Do not repeat pictures. Repeat exactly the lines of the listing below from its first line through the line with "(13,9) -- (653,9);".

* _Data lines_:
★ ★ ★ ★ ★ ★ ★

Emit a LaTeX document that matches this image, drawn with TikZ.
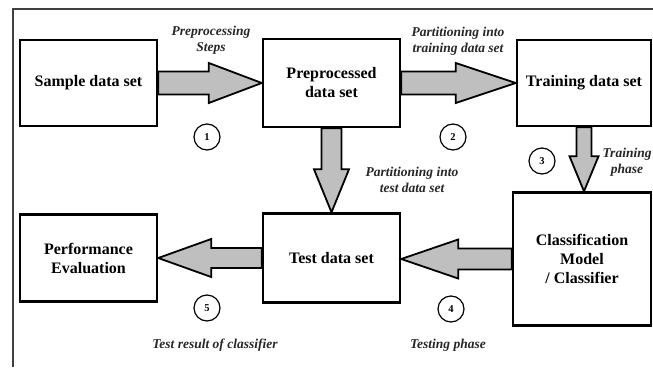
\documentclass[tikz,border=0pt]{standalone}
\usepackage{fontspec}
\setmainfont{Liberation Serif}
\usetikzlibrary{calc}

\tikzset{
  databox/.style={draw, line width=2.4pt, fill=white, align=center,
    font=\bfseries\fontsize{16}{19}\selectfont},
  fatbody/.style={draw, line width=1.8pt, fill=black!25},
  stepnum/.style={circle, draw, line width=1.2pt, minimum size=26pt, inner sep=0pt,
    font=\bfseries\fontsize{10.5}{11}\selectfont},
  note/.style={align=center, text=black!85, font=\bfseries\itshape\fontsize{13.5}{16}\selectfont},
}

% thick block arrow: tail, tip, shaft half width, head half width, head length
\newcommand{\fatarrow}[5]{%
  \path ($(#2)!#5!(#1)$) coordinate (fah);
  \draw[fatbody] ($(#1)!#3!90:(#2)$) -- ($(fah)!#3!-90:(#1)$) -- ($(fah)!#4!-90:(#1)$)
    -- (#2) -- ($(fah)!#4!90:(#1)$) -- ($(fah)!#3!90:(#1)$) -- ($(#1)!#3!-90:(#2)$) -- cycle;
}

\begin{document}
\begin{tikzpicture}[x=1pt, y=-1pt]
  \useasboundingbox (0,0) rectangle (653,367);
  \draw[line width=1.6pt, black!75] (13,367) -- (13,9) -- (653,9);

  \node[databox, minimum width=137pt, minimum height=86pt] (sample) at (88.5,83) {Sample data set};
  \node[databox, minimum width=137pt, minimum height=88pt] (prep) at (331.5,83) {Preprocessed\\data set};
  \node[databox, minimum width=134pt, minimum height=86pt] (train) at (584,83) {Training data set};
  \node[databox, minimum width=137pt, minimum height=87pt] (perf) at (88.5,258) {Performance\\Evaluation};
  \node[databox, minimum width=137pt, minimum height=89pt] (test) at (331.5,258) {Test data set};
  \node[databox, minimum width=138pt, minimum height=133pt] (clf) at (582,259) {Classification\\Model\\/ Classifier};

  \fatarrow{sample.east}{prep.west}{11.5pt}{20pt}{53pt}
  \fatarrow{prep.east}{train.west}{11.5pt}{20pt}{60pt}
  \fatarrow{prep.south}{prep.south |- test.north}{10pt}{17.5pt}{43pt}
  \fatarrow{train.south}{train.south |- clf.north}{7.5pt}{14.5pt}{35pt}
  \fatarrow{clf.west}{clf.west -| test.east}{10.5pt}{19.5pt}{57pt}
  \fatarrow{test.west}{perf.east}{10pt}{19pt}{53pt}

  \node[stepnum] (n1) at (207,137) {1};
  \node[stepnum] (n2) at (453,137) {2};
  \node[stepnum] (n3) at (542,161) {3};
  \node[stepnum] (n4) at (451,309) {4};
  \node[stepnum] (n5) at (207,308) {5};

  \node[note] (t1) at (211,40) {Preprocessing\\Steps};
  \node[note] (t2) at (458,41) {Partitioning into\\training data set};
  \node[note] (t3) at (627,162) {Training\\phase};
  \node[note] (t4) at (412,180) {Partitioning into\\test data set};
  \node[note] (t5) at (448,345) {Testing phase};
  \node[note] (t6) at (215,345) {Test result of classifier};
\end{tikzpicture}
\end{document}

★ ★ ★ ★ ★ ★ ★

* _Complete response_:
Emit a LaTeX document that matches this image, drawn with TikZ.
\documentclass[tikz,border=0pt]{standalone}
\usepackage{fontspec}
\setmainfont{Liberation Serif}
\usetikzlibrary{calc}

\tikzset{
  databox/.style={draw, line width=2.4pt, fill=white, align=center,
    font=\bfseries\fontsize{16}{19}\selectfont},
  fatbody/.style={draw, line width=1.8pt, fill=black!25},
  stepnum/.style={circle, draw, line width=1.2pt, minimum size=26pt, inner sep=0pt,
    font=\bfseries\fontsize{10.5}{11}\selectfont},
  note/.style={align=center, text=black!85, font=\bfseries\itshape\fontsize{13.5}{16}\selectfont},
}

% thick block arrow: tail, tip, shaft half width, head half width, head length
\newcommand{\fatarrow}[5]{%
  \path ($(#2)!#5!(#1)$) coordinate (fah);
  \draw[fatbody] ($(#1)!#3!90:(#2)$) -- ($(fah)!#3!-90:(#1)$) -- ($(fah)!#4!-90:(#1)$)
    -- (#2) -- ($(fah)!#4!90:(#1)$) -- ($(fah)!#3!90:(#1)$) -- ($(#1)!#3!-90:(#2)$) -- cycle;
}

\begin{document}
\begin{tikzpicture}[x=1pt, y=-1pt]
  \useasboundingbox (0,0) rectangle (653,367);
  \draw[line width=1.6pt, black!75] (13,367) -- (13,9) -- (653,9);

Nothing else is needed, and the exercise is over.